MATERIAL PROVIDED -
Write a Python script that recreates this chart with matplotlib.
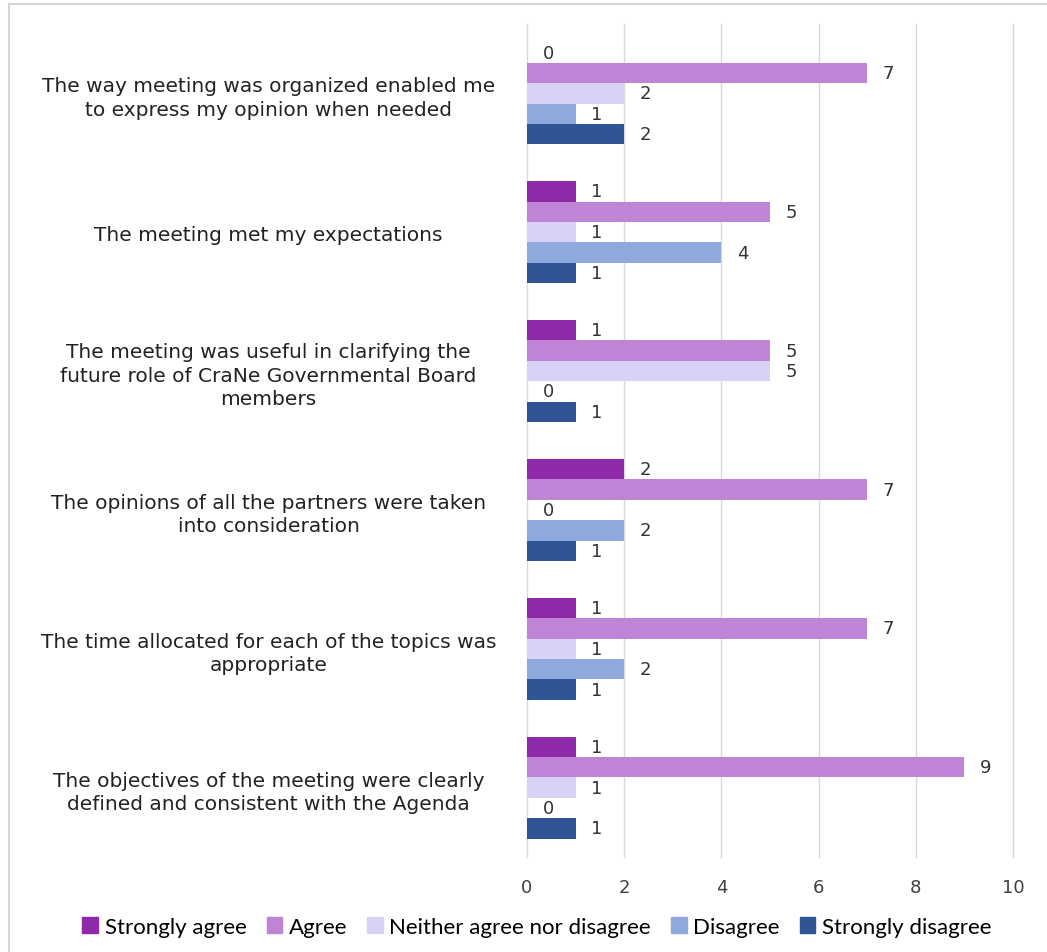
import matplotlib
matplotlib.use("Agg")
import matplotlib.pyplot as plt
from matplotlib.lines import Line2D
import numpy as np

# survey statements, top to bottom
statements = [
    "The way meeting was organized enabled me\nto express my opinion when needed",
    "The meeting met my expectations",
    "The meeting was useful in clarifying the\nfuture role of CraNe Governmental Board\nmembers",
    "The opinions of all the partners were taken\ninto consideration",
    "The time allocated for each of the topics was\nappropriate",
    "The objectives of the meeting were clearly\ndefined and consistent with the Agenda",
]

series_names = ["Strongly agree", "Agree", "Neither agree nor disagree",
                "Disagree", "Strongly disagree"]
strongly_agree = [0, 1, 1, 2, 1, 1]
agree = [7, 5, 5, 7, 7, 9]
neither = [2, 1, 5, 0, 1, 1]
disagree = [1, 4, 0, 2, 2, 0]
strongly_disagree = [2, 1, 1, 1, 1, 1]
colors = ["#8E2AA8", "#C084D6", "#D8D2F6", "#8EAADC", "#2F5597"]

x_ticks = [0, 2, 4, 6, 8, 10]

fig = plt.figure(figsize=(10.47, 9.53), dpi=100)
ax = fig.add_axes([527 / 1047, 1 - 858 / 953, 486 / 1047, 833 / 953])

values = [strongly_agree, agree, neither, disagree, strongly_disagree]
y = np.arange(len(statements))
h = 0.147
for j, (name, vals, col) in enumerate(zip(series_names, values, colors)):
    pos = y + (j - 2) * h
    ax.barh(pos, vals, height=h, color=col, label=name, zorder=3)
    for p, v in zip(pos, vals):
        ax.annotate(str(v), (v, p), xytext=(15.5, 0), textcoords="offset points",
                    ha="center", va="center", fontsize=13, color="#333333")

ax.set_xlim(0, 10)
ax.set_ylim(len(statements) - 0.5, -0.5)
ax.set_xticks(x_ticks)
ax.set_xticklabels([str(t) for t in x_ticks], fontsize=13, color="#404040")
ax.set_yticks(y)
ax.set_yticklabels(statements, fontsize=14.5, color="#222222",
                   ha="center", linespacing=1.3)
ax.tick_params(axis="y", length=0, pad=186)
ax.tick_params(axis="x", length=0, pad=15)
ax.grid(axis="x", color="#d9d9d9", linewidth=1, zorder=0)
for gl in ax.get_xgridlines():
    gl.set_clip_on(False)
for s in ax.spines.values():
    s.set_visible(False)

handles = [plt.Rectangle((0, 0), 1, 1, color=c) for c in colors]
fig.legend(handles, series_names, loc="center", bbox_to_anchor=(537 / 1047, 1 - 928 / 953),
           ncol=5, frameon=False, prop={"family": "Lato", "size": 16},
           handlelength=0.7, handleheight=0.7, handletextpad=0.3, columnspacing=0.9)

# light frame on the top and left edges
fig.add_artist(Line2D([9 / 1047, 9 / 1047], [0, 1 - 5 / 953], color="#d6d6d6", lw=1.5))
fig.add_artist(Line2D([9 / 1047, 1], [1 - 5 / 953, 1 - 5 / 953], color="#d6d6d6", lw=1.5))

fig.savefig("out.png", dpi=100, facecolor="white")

CHALLENGE - Write out again, exactly, the lines from the start of the listing up to the line containing "ax = fig.add_axes([527", with both ends and without pictures.

FULL OUTPUT -
Write a Python script that recreates this chart with matplotlib.
import matplotlib
matplotlib.use("Agg")
import matplotlib.pyplot as plt
from matplotlib.lines import Line2D
import numpy as np

# survey statements, top to bottom
statements = [
    "The way meeting was organized enabled me\nto express my opinion when needed",
    "The meeting met my expectations",
    "The meeting was useful in clarifying the\nfuture role of CraNe Governmental Board\nmembers",
    "The opinions of all the partners were taken\ninto consideration",
    "The time allocated for each of the topics was\nappropriate",
    "The objectives of the meeting were clearly\ndefined and consistent with the Agenda",
]

series_names = ["Strongly agree", "Agree", "Neither agree nor disagree",
                "Disagree", "Strongly disagree"]
strongly_agree = [0, 1, 1, 2, 1, 1]
agree = [7, 5, 5, 7, 7, 9]
neither = [2, 1, 5, 0, 1, 1]
disagree = [1, 4, 0, 2, 2, 0]
strongly_disagree = [2, 1, 1, 1, 1, 1]
colors = ["#8E2AA8", "#C084D6", "#D8D2F6", "#8EAADC", "#2F5597"]

x_ticks = [0, 2, 4, 6, 8, 10]

fig = plt.figure(figsize=(10.47, 9.53), dpi=100)
ax = fig.add_axes([527 / 1047, 1 - 858 / 953, 486 / 1047, 833 / 953])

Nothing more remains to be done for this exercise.